MNF Group sells fixed line residential broadband customer base

Southern Phone plans migration of customers for May

Rene Sugo, MNF Group CEO

Rene Sugo, MNF Group CEO

Credit: MNF Group

Sydney-headquartered MNF Group has entered into an asset sale agreement that will see the publicly-listed company sell its fixed line residential broadband customer base to Southern Phone.

Based in Moruya, New South Wales, Southern Phone is a telecommunications provider established in 2002 and operates as an unlisted public company employing more than 150 people. The telco provides fixed line, mobile and internet communications services in regional Australia.

The value of the transaction has not been disclosed, but MNF told shareholders the sale is not material and is not expected to make a material difference to the full year guidance.

However, MNF does expect savings in operational costs post customer migration.

The decision was made following a review of MNF's legacy residential broadband business, which determined that the customer base was a non-core business.

The acquisition is expected to be completed at the end of March 2019 and MNF said both companies have worked together for 18 months, jointly leveraging each other's extensive software capabilities through API integration for number porting and other voice capabilities.

Following the acquisition, Southern Phone plans to migrate MNF’s fixed line residential broadband customer base onto its platform by the end of May 2019.

MNF guaranteed there would be no disruption of the services and MNF will notify affected customers.

Residential MyNetFone VoIP customer base and its residential PennyTel mobile customer base will remain with MNF, as well as the brands and customers acquired from Inabox in December.

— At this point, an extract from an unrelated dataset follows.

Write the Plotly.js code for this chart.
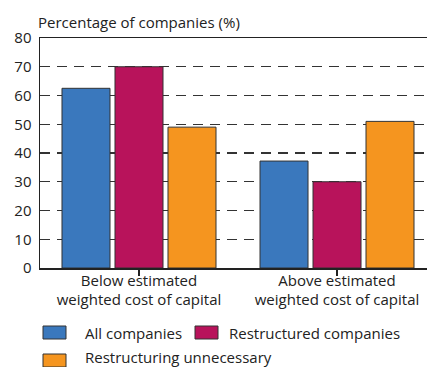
<!DOCTYPE html>
<html><head><meta charset="utf-8">
<script src="https://cdn.plot.ly/plotly-3.0.1.min.js"></script>
<style>html,body{margin:0;padding:0;background:#fff}#c{width:427px;height:367px}</style>
</head><body><div id="c"></div>
<script>
const categories = ["Below estimated<br>weighted cost of capital", "Above estimated<br>weighted cost of capital"];
const seriesNames = ["All companies", "Restructured companies", "Restructuring unnecessary"];
const allCompanies = [62.5, 37.2];
const restructured = [70, 30];
const unnecessary = [49, 51];
const yTicks = [0, 10, 20, 30, 40, 50, 60, 70, 80];
const colors = ["#3a78bd", "#b8135b", "#f5951f"];
const values = [allCompanies, restructured, unnecessary];

const font = {family: "Open Sans, sans-serif", size: 15, color: "#222"};
const traces = values.map((v, i) => ({
  type: "bar", x: [0, 1], y: v, name: seriesNames[i],
  marker: {color: colors[i], line: {color: "#333", width: 1}},
  hoverinfo: "skip"
}));

// plot area in pixels
const L = 40, R = 427, T = 38, B = 268;
const px = x => (x - L) / (R - L);
const py = y => (B - y) / (B - T);

// legend positions (layout only)
const legendPos = [
  {sx: 43, sy: 326, ty: 333, tx: 83},
  {sx: 195, sy: 326, ty: 333, tx: 227},
  {sx: 43, sy: 354, ty: 357, tx: 83}
];
const shapes = [];
const annotations = [];
legendPos.forEach((p, i) => {
  shapes.push({type: "rect", xref: "paper", yref: "paper",
    x0: px(p.sx), x1: px(p.sx + 23), y0: py(p.sy), y1: py(p.sy + 13),
    fillcolor: colors[i], line: {color: "#333", width: 1}});
  annotations.push({xref: "paper", yref: "paper", x: px(p.tx), y: py(p.ty),
    xanchor: "left", yanchor: "middle", text: seriesNames[i], showarrow: false, font: font});
});

const layout = {
  width: 427, height: 367,
  margin: {l: L, r: 427 - R, t: T, b: 367 - B},
  paper_bgcolor: "#fff", plot_bgcolor: "#fff",
  font: font,
  barmode: "group", bargap: 0.197, bargroupgap: 0.094,
  showlegend: false,
  shapes: shapes, annotations: annotations,
  title: {text: "Percentage of companies (%)", font: font, x: 38/427, xref: "container", xanchor: "left",
          y: 1 - 23/367, yref: "container", yanchor: "middle"},
  xaxis: {
    range: [-0.5, 1.4545], tickvals: [0, 1], ticktext: categories,
    showline: true, linecolor: "#222", linewidth: 1.5, mirror: true,
    ticks: "outside", tickson: "boundaries", ticklen: 6, tickcolor: "#222", tickwidth: 1.5,
    showgrid: false, zeroline: false, fixedrange: true, tickfont: font, automargin: false,
    ticklabelstandoff: -8
  },
  yaxis: {
    range: [0, 80], tickvals: yTicks, ticktext: yTicks.map(String),
    showline: true, linecolor: "#222", linewidth: 1.5,
    showgrid: true, gridcolor: "#333", gridwidth: 1.4, griddash: "10px,7px",
    ticks: "", zeroline: false, fixedrange: true, tickfont: font, ticklabelstandoff: 4, automargin: false
  }
};
Plotly.newPlot("c", traces, layout, {staticPlot: true, displayModeBar: false});
</script></body></html>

Those are Telcoinabox, iVox, Neural Networks, Mobile Service Solutions and Symmetry Networks.

In early October, MNF Group entered into an agreement to acquire Inabox's indirect business, under that first proposed deal MNF Group would pay between $30.3 - $33.5 million for the business units, with the wholesale business currently responsible for 500 customers.

However, a month later, Inabox received another bid from SB&G Group but only a few days later MNF improved its offer increasing the purchase price to $34.5 million on a debt-free basis, which could in turn represent an increase in the distribution to shareholders. This deal was then approved by shareholders in December.

MNF Group has seen its net profit after tax (NPAT) fall by nearly 50 per cent to $3.1 million for the half year ending 31 December. The publicly-listed company pointed to a decrease in previously stated global wholesale margins of $4 million due to "contracts unwinds" in usage based volumes.

The global wholesale business decline also hit MNF’s revenue, which fell by 16 per cent to $98.1 million from the previous corresponding period. Earnings before interest, tax, depreciation and amortisation (EBITDA) was $9.8 million.

However, in an update to shareholders, the company said it remained confident of achieving a full year NPAT of between $11 million and $12 million.